Wypadamy gorzej niż kraje o podobnym ratingu
Agencja zwróciła uwagę na krajową politykę, która będzie ograniczała możliwości „konsolidacji fiskalnej”, czyli ograniczania deficytu. „Od początku sierpnia prezydent zawetował szereg ustaw i publicznie wyraził sprzeciw wobec podwyżek podatków i zaproponował obniżki. Przy silnej polaryzacji, jaką pokazały majowe wybory prezydenckie, wpływ krajowych uwarunkowań politycznych na decyzje polityczne prawdopodobnie wzrośnie przed kolejnymi wyborami parlamentarnymi, które powinny się odbyć do października 2027 roku” – napisano w uzasadnieniu decyzji. Poziomy deficytu, długu i relacji kosztów jego obsługi do dochodów państwa są, jak podaje agencja, wyraźnie gorsze od przeciętnego poziomu krajów o ratingu podobnym do naszego.

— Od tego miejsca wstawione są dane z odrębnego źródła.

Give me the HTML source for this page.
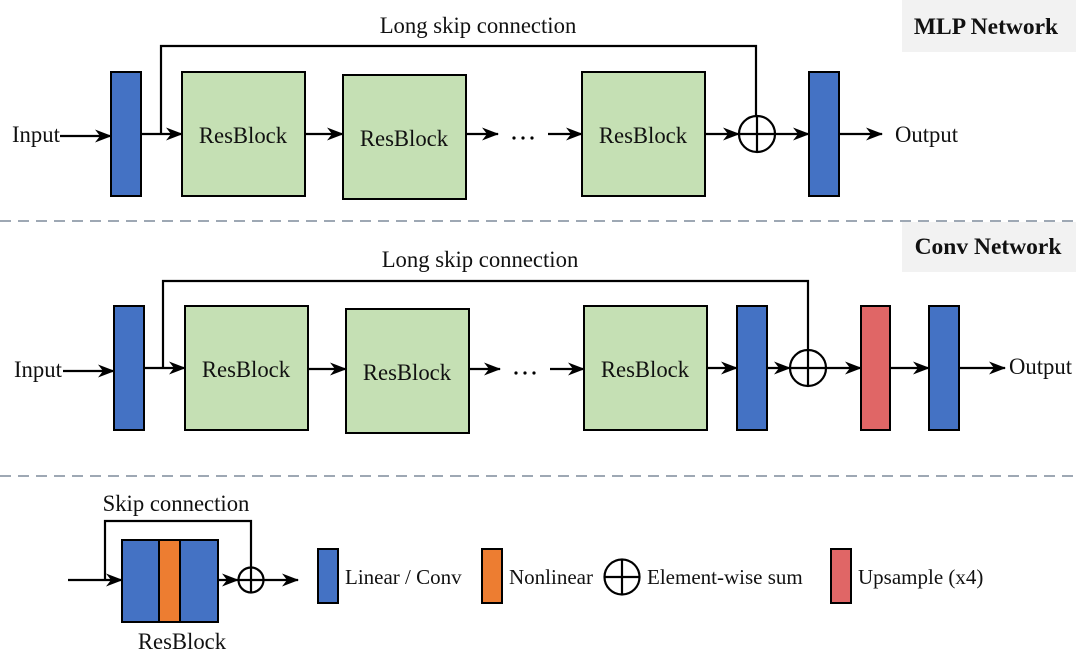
<!DOCTYPE html>
<html><head><meta charset="utf-8"><style>
html,body{margin:0;padding:0;background:#fff}
svg{display:block}
text{font-family:"Liberation Serif",serif;fill:#111}
</style></head><body>
<svg width="1076" height="661" viewBox="0 0 1076 661" xmlns="http://www.w3.org/2000/svg">
<defs>
<marker id="a" markerUnits="userSpaceOnUse" markerWidth="18" markerHeight="14" refX="16" refY="7" orient="auto">
<path d="M0,0.5 L17,7 L0,13.5 L5,7 z" fill="#000"/>
</marker>
</defs>
<g stroke="#000" stroke-width="2.2" fill="none">
<!-- MLP -->
<rect x="111" y="72" width="30" height="124" fill="#4472c4" stroke-width="2"/>
<rect x="182" y="72" width="123" height="124" fill="#c5e0b4" stroke-width="2"/>
<rect x="343" y="75" width="123" height="124" fill="#c5e0b4" stroke-width="2"/>
<rect x="582" y="72" width="123" height="124" fill="#c5e0b4" stroke-width="2"/>
<rect x="809" y="72" width="30" height="124" fill="#4472c4" stroke-width="2"/>
<circle cx="757" cy="134" r="18" fill="#fff"/>
<line x1="739" y1="134" x2="775" y2="134"/><line x1="757" y1="116" x2="757" y2="152"/>
<line x1="60" y1="136" x2="111" y2="136" marker-end="url(#a)"/>
<line x1="141" y1="134" x2="182" y2="134" marker-end="url(#a)"/>
<line x1="305" y1="134" x2="343" y2="134" marker-end="url(#a)"/>
<line x1="466" y1="134" x2="498" y2="134" marker-end="url(#a)"/>
<line x1="548" y1="134" x2="582" y2="134" marker-end="url(#a)"/>
<line x1="705" y1="134" x2="739" y2="134" marker-end="url(#a)"/>
<line x1="775" y1="134" x2="809" y2="134" marker-end="url(#a)"/>
<line x1="839" y1="134" x2="882" y2="134" marker-end="url(#a)"/>
<polyline points="161,134 161,46 756,46 756,116"/>
<!-- Conv -->
<rect x="114" y="306" width="30" height="124" fill="#4472c4" stroke-width="2"/>
<rect x="185" y="306" width="123" height="124" fill="#c5e0b4" stroke-width="2"/>
<rect x="346" y="309" width="123" height="124" fill="#c5e0b4" stroke-width="2"/>
<rect x="584" y="306" width="123" height="124" fill="#c5e0b4" stroke-width="2"/>
<rect x="737" y="306" width="30" height="124" fill="#4472c4" stroke-width="2"/>
<rect x="861" y="306" width="29" height="124" fill="#e06666" stroke-width="2"/>
<rect x="929" y="306" width="30" height="124" fill="#4472c4" stroke-width="2"/>
<circle cx="808" cy="368" r="18" fill="#fff"/>
<line x1="790" y1="368" x2="826" y2="368"/><line x1="808" y1="350" x2="808" y2="386"/>
<line x1="63" y1="371" x2="114" y2="371" marker-end="url(#a)"/>
<line x1="144" y1="368" x2="185" y2="368" marker-end="url(#a)"/>
<line x1="308" y1="369" x2="346" y2="369" marker-end="url(#a)"/>
<line x1="469" y1="369" x2="500" y2="369" marker-end="url(#a)"/>
<line x1="550" y1="369" x2="584" y2="369" marker-end="url(#a)"/>
<line x1="707" y1="368" x2="737" y2="368" marker-end="url(#a)"/>
<line x1="767" y1="368" x2="790" y2="368" marker-end="url(#a)"/>
<line x1="826" y1="368" x2="861" y2="368" marker-end="url(#a)"/>
<line x1="890" y1="368" x2="929" y2="368" marker-end="url(#a)"/>
<line x1="959" y1="368" x2="1005" y2="368" marker-end="url(#a)"/>
<polyline points="163,368 163,281 808,281 808,350"/>
<!-- legend -->
<rect x="122" y="540" width="37" height="82" fill="#4472c4" stroke-width="2"/>
<rect x="159" y="540" width="21" height="82" fill="#ed7d31" stroke-width="2"/>
<rect x="180" y="540" width="38" height="82" fill="#4472c4" stroke-width="2"/>
<line x1="68" y1="580" x2="122" y2="580" marker-end="url(#a)"/>
<line x1="218" y1="580" x2="238" y2="580" marker-end="url(#a)"/>
<polyline points="105,580 105,521 251,521 251,568"/>
<circle cx="251" cy="580" r="12.5" fill="#fff"/>
<line x1="238.5" y1="580" x2="263.5" y2="580"/><line x1="251" y1="567.5" x2="251" y2="592.5"/>
<line x1="263" y1="580" x2="298" y2="580" marker-end="url(#a)"/>
<rect x="318" y="549" width="20" height="54" fill="#4472c4" stroke-width="2"/>
<rect x="482" y="549" width="20" height="54" fill="#ed7d31" stroke-width="2"/>
<rect x="831" y="549" width="20" height="54" fill="#e06666" stroke-width="2"/>
<circle cx="622" cy="577" r="17.5" fill="#fff"/>
<line x1="604.5" y1="577" x2="639.5" y2="577"/><line x1="622" y1="559.5" x2="622" y2="594.5"/>
</g>
<g fill="#000">
<circle cx="514" cy="138" r="1.6"/><circle cx="523" cy="138" r="1.6"/><circle cx="532" cy="138" r="1.6"/>
<circle cx="516" cy="373" r="1.6"/><circle cx="525" cy="373" r="1.6"/><circle cx="534" cy="373" r="1.6"/>
</g>
<g stroke="#7f8c9c" stroke-width="1.6" stroke-dasharray="11,7">
<line x1="0" y1="221" x2="1076" y2="221"/>
<line x1="0" y1="476" x2="1076" y2="476"/>
</g>
<rect x="902" y="0" width="174" height="52" fill="#f2f2f2"/>
<rect x="902" y="222" width="174" height="50" fill="#f2f2f2"/>
<text x="986" y="34" font-size="23.5" font-weight="bold" text-anchor="middle">MLP Network</text>
<text x="988" y="254" font-size="23.5" font-weight="bold" text-anchor="middle">Conv Network</text>
<g font-size="22.7">
<text x="478" y="33" text-anchor="middle">Long skip connection</text>
<text x="480" y="267" text-anchor="middle">Long skip connection</text>
<text x="12" y="142">Input</text>
<text x="895" y="142">Output</text>
<text x="14" y="377">Input</text>
<text x="1009" y="374">Output</text>
<text x="243" y="143" text-anchor="middle">ResBlock</text>
<text x="404" y="146" text-anchor="middle">ResBlock</text>
<text x="643" y="143" text-anchor="middle">ResBlock</text>
<text x="246" y="377" text-anchor="middle">ResBlock</text>
<text x="407" y="380" text-anchor="middle">ResBlock</text>
<text x="645" y="377" text-anchor="middle">ResBlock</text>
<text x="176" y="511" text-anchor="middle">Skip connection</text>
<text x="182" y="649" text-anchor="middle">ResBlock</text>
</g>
<g font-size="21">
<text x="345" y="584">Linear / Conv</text>
<text x="509" y="584">Nonlinear</text>
<text x="647" y="584">Element-wise sum</text>
<text x="858" y="584">Upsample (x4)</text>
</g>
</svg>
</body></html>
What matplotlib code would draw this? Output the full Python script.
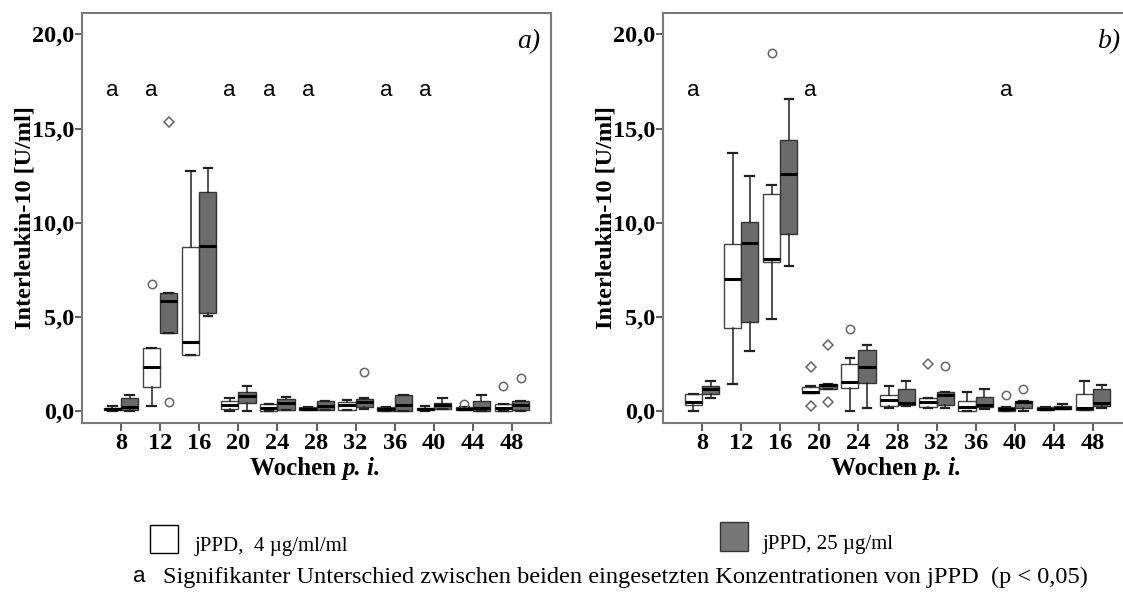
import matplotlib
matplotlib.use("Agg")
import matplotlib.pyplot as plt
from matplotlib.patches import Rectangle
import numpy as np

# %% data (values in U/ml)
weeks = [8, 12, 16, 20, 24, 28, 32, 36, 40, 44, 48]

# panel a) jPPD 4 ug/ml (white)
a_lo_whislo = [0.0, 0.27, 3.0, 0.0, 0.04, 0.05, 0.07, 0.0, 0.0, 0.05, 0.0]
a_lo_q1 = [0.05, 1.28, 3.0, 0.14, 0.04, 0.05, 0.07, 0.0, 0.05, 0.05, 0.0]
a_lo_med = [0.1, 2.37, 3.68, 0.35, 0.18, 0.13, 0.33, 0.1, 0.12, 0.12, 0.18]
a_lo_q3 = [0.18, 3.35, 8.71, 0.57, 0.39, 0.21, 0.5, 0.21, 0.2, 0.21, 0.4]
a_lo_whishi = [0.3, 3.35, 12.75, 0.71, 0.39, 0.21, 0.62, 0.21, 0.28, 0.21, 0.4]
a_lo_circ = [[], [6.73], [], [], [], [], [], [], [], [0.41], [1.33]]
a_lo_diam = [[], [], [], [], [], [], [], [], [], [], []]

# panel a) jPPD 25 ug/ml (grey)
a_hi_whislo = [0.0, 4.13, 5.05, 0.04, 0.09, 0.09, 0.1, 0.0, 0.14, 0.0, 0.0]
a_hi_q1 = [0.05, 4.13, 5.22, 0.44, 0.09, 0.09, 0.21, 0.0, 0.14, 0.0, 0.05]
a_hi_med = [0.25, 5.84, 8.77, 0.8, 0.44, 0.3, 0.5, 0.35, 0.32, 0.18, 0.35]
a_hi_q3 = [0.7, 6.27, 11.62, 1.03, 0.67, 0.57, 0.67, 0.89, 0.46, 0.57, 0.57]
a_hi_whishi = [0.85, 6.27, 12.93, 1.33, 0.76, 0.57, 0.7, 0.89, 0.71, 0.89, 0.57]
a_hi_circ = [[], [0.48], [], [], [], [], [2.09], [], [], [], [1.77]]
a_hi_diam = [[], [15.36], [], [], [], [], [], [], [], [], []]

# panel b) jPPD 4 ug/ml (white)
b_lo_whislo = [0.04, 1.47, 4.92, 0.97, 0.04, 0.2, 0.18, 0.0, 0.0, 0.05, 0.09]
b_lo_q1 = [0.32, 4.40, 7.9, 0.97, 1.24, 0.30, 0.23, 0.0, 0.0, 0.05, 0.09]
b_lo_med = [0.48, 7.01, 8.08, 1.04, 1.54, 0.62, 0.5, 0.23, 0.12, 0.12, 0.18]
b_lo_q3 = [0.92, 8.87, 11.52, 1.28, 2.49, 0.89, 0.68, 0.53, 0.23, 0.23, 0.94]
b_lo_whishi = [0.92, 13.7, 12.03, 1.35, 2.81, 1.33, 0.68, 1.01, 0.23, 0.23, 1.6]
b_lo_circ = [[], [], [19.03], [], [4.38], [], [], [], [0.89], [], []]
b_lo_diam = [[], [], [], [2.34, 0.30], [], [], [2.52], [], [], [], []]

# panel b) jPPD 25 ug/ml (grey)
b_hi_whislo = [0.68, 3.19, 7.69, 1.21, 0.18, 0.27, 0.18, 0.1, 0.0, 0.1, 0.18]
b_hi_q1 = [0.92, 4.76, 9.41, 1.21, 1.51, 0.36, 0.36, 0.21, 0.18, 0.1, 0.30]
b_hi_med = [1.21, 8.93, 12.6, 1.38, 2.36, 0.44, 0.89, 0.36, 0.48, 0.18, 0.44]
b_hi_q3 = [1.33, 10.03, 14.38, 1.45, 3.23, 1.16, 1.01, 0.76, 0.53, 0.27, 1.16]
b_hi_whishi = [1.63, 12.46, 16.56, 1.45, 3.51, 1.63, 1.01, 1.19, 0.53, 0.39, 1.42]
b_hi_circ = [[], [], [], [], [], [], [2.4], [], [1.19], [], []]
b_hi_diam = [[], [], [], [3.51, 0.5], [], [], [], [], [], [], []]

# weeks with significant difference (marked "a")
sig_a = [8, 12, 20, 24, 28, 36, 40]
sig_b = [8, 20, 40]

yticks = [0, 5, 10, 15, 20]
ytick_labels = ["0,0", "5,0", "10,0", "15,0", "20,0"]

SERIF = "Liberation Serif"
SANS = "Liberation Sans"
GREY = "#6b6b6b"
FRAME = "#7a7a7a"


def stats(whislo, q1, med, q3, whishi, circ):
    return [dict(whislo=a, q1=b, med=c, q3=d, whishi=e, fliers=np.array(f))
            for a, b, c, d, e, f in zip(whislo, q1, med, q3, whishi, circ)]


def panel(ax, lo, hi, lo_diam, hi_diam, sig, letter):
    pos = np.arange(1, len(weeks) + 1)
    off = 0.22
    flier = dict(marker="o", markerfacecolor="none", markeredgecolor="#666666",
                 markersize=6, markeredgewidth=1.1)
    common = dict(widths=0.44, patch_artist=True, flierprops=flier,
                  medianprops=dict(color="black", linewidth=2.2),
                  whiskerprops=dict(color="#222222", linewidth=1.1),
                  capprops=dict(color="#222222", linewidth=1.6))
    ax.bxp(lo, positions=pos - off,
           boxprops=dict(facecolor="white", edgecolor="#444444", linewidth=1.0),
           **common)
    ax.bxp(hi, positions=pos + off,
           boxprops=dict(facecolor=GREY, edgecolor="#333333", linewidth=1.0),
           **common)
    for p, vals in zip(pos - off, lo_diam):
        ax.plot([p] * len(vals), vals, "D", mfc="none", mec="#666666", ms=5, mew=1.1)
    for p, vals in zip(pos + off, hi_diam):
        ax.plot([p] * len(vals), vals, "D", mfc="none", mec="#666666", ms=5, mew=1.1)

    for w in sig:
        ax.text(weeks.index(w) + 1 - off, 17.0, "a", family=SANS, fontsize=16,
                ha="center", va="center")

    ax.set_xlim(0.0, 12.0)
    ax.set_ylim(-0.62, 21.13)
    ax.set_xticks(pos)
    ax.set_xticklabels([str(w) for w in weeks], family=SERIF, weight="bold", fontsize=17.5)
    ax.set_yticks(yticks)
    ax.set_yticklabels(ytick_labels, family=SERIF, weight="bold", fontsize=17.5)
    ax.tick_params(axis="y", length=5, width=1.2, color="#444444", pad=0.5)
    ax.tick_params(axis="x", length=6, width=1.2, color="#444444", pad=1.5)
    for s in ax.spines.values():
        s.set_color(FRAME)
        s.set_linewidth(1.5)

    ax.set_ylabel("Interleukin-10 [U/ml]", family=SERIF, weight="bold", fontsize=17.5)
    ax.yaxis.set_label_coords(-0.100, 0.5)
    ax.text(0.556, -0.111, "Wochen ", transform=ax.transAxes, family=SERIF,
            weight="bold", fontsize=18, ha="right", va="center")
    ax.text(0.556, -0.111, "p. i.", transform=ax.transAxes, family=SERIF,
            weight="bold", style="italic", fontsize=18, ha="left", va="center")
    ax.text(0.977, 0.93, letter, transform=ax.transAxes, family=SERIF,
            style="italic", fontsize=20, ha="right", va="center")


# %% figure
fig = plt.figure(figsize=(11.23, 5.94), dpi=100)
ax1 = fig.add_axes([82 / 1123, 171 / 594, 469 / 1123, 410 / 594])
ax2 = fig.add_axes([663 / 1123, 171 / 594, 469 / 1123, 410 / 594])

panel(ax1,
      stats(a_lo_whislo, a_lo_q1, a_lo_med, a_lo_q3, a_lo_whishi, a_lo_circ),
      stats(a_hi_whislo, a_hi_q1, a_hi_med, a_hi_q3, a_hi_whishi, a_hi_circ),
      a_lo_diam, a_hi_diam, sig_a, "a)")
panel(ax2,
      stats(b_lo_whislo, b_lo_q1, b_lo_med, b_lo_q3, b_lo_whishi, b_lo_circ),
      stats(b_hi_whislo, b_hi_q1, b_hi_med, b_hi_q3, b_hi_whishi, b_hi_circ),
      b_lo_diam, b_hi_diam, sig_b, "b)")

# %% legend below the panels
fig.add_artist(Rectangle((150 / 1123, 41 / 594), 28 / 1123, 28 / 594,
                         transform=fig.transFigure, facecolor="white",
                         edgecolor="black", linewidth=1.0))
fig.add_artist(Rectangle((720 / 1123, 43 / 594), 28 / 1123, 29 / 594,
                         transform=fig.transFigure, facecolor="#777777",
                         edgecolor="#333333", linewidth=1.0))
fig.text(195 / 1123, 47 / 594, "jPPD,  4 \u00b5g/ml/ml", family=SERIF, fontsize=15,
         ha="left", va="center")
fig.text(763 / 1123, 49 / 594, "jPPD, 25 \u00b5g/ml", family=SERIF, fontsize=15,
         ha="left", va="center")
fig.text(133 / 1123, 18 / 594, "a", family=SANS, fontsize=16, ha="left", va="center")
fig.text(163 / 1123, 17 / 594,
         "Signifikanter Unterschied zwischen beiden eingesetzten Konzentrationen von jPPD  (p < 0,05)",
         family=SERIF, fontsize=17.6, ha="left", va="center")

fig.savefig("out.png", dpi=100)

Silne strony Polski: wysoki wzrost PKB i równowaga zewnętrzna
Jako silny punkt naszej gospodarki analitycy wskazują wysokie tempo wzrostu. Na ten i przyszły rok Fitch przewiduje wzrost PKB o 3,2 proc. W krajach z ratingiem A ma to być przeciętnie 2,3 proc. Negatywny wpływ ceł nakładanych przez prezydenta USA Donalda Trumpa będzie u nas ograniczony. Z nawiązką skompensują go szybko rosnący popyt konsumpcyjny oraz absorpcja funduszy unijnych. „Niemniej kluczowe znaczenie dla utrzymania silnego wzrostu PKB będzie miało wdrożenie reform niezbędnych do utrzymania finansowania ze środków UE” – wskazuje Fitch.
Inną silną stroną polskiej gospodarki jest według agencji równowaga zewnętrzna. Deficyt obrotów bieżących bilansu płatniczego jest niewielki i bezpiecznie finansowany napływem bezpośrednich inwestycji zagranicznych. „Zewnętrzne bufory Polski nadal się wzmacniają. Prognozy wskazują, że do końca 2025 r. rezerwy walutowe osiągną poziom 249 mld dol., pokrywając 5,3 miesiąca prognozowanych bieżących płatności zagranicznych” – napisano w analizie.
Za dwa tygodnie przeglądu ratingu dokona kolejna agencja
- Pogorszenie perspektywy ratingu wynika z tego że w ocenie Fitch utknęliśmy w sferze wysokich deficytów i szybkiego wzrostu długu i ciężko będzie to zmienić. Wydatki budżetowe są i pozostaną wysokie a możliwości zwiększenia podatków ograniczone, szczególnie z nowym prezydentem. Na szczęście wzrost PKB jest niezły a nierownowaga zewnętrzna niewielka i to nas wciąż broni przed obniżką ratingu. Ale to się z czasem zmieni i jest bardziej prawdopodobne, że na niekorzyść niż że na plus - wskazuje Piotr Bielski, ekonomista Santander Bank Polska. Dodaje, że za dwa tygodnie swój przegląd ratingu Polski przedstawi kolejna agencja: Moody's. - Wydaje mi się, że decyzja będzie podobna - kończy ekspert.
Co może skłonić Fitcha do zmiany ratingu
Czynniki, jakie według Fitch Ratings mogą doprowadzić do podwyższenia lub obniżenia oceny Polski:
Negatywne:
- Finanse publiczne: Brak stabilizacji relacji długu do PKB w średnim okresie, np. z powodu braku możliwości wdrożenia środków konsolidacji fiskalnej, niższego wzrostu gospodarczego lub znacznego wzrostu kosztów finansowania sektora instytucji rządowych i samorządowych.
- Makro: Znacznie gorsze perspektywy wzrostu, np. z powodu erozji konkurencyjności lub słabszego otoczenia zewnętrznego.
Pozytywne:
- Finanse publiczne: Wzrost zaufania do zdolności wdrożenia środków konsolidacji fiskalnej wystarczających do stabilizacji relacji długu do PKB w średnim okresie.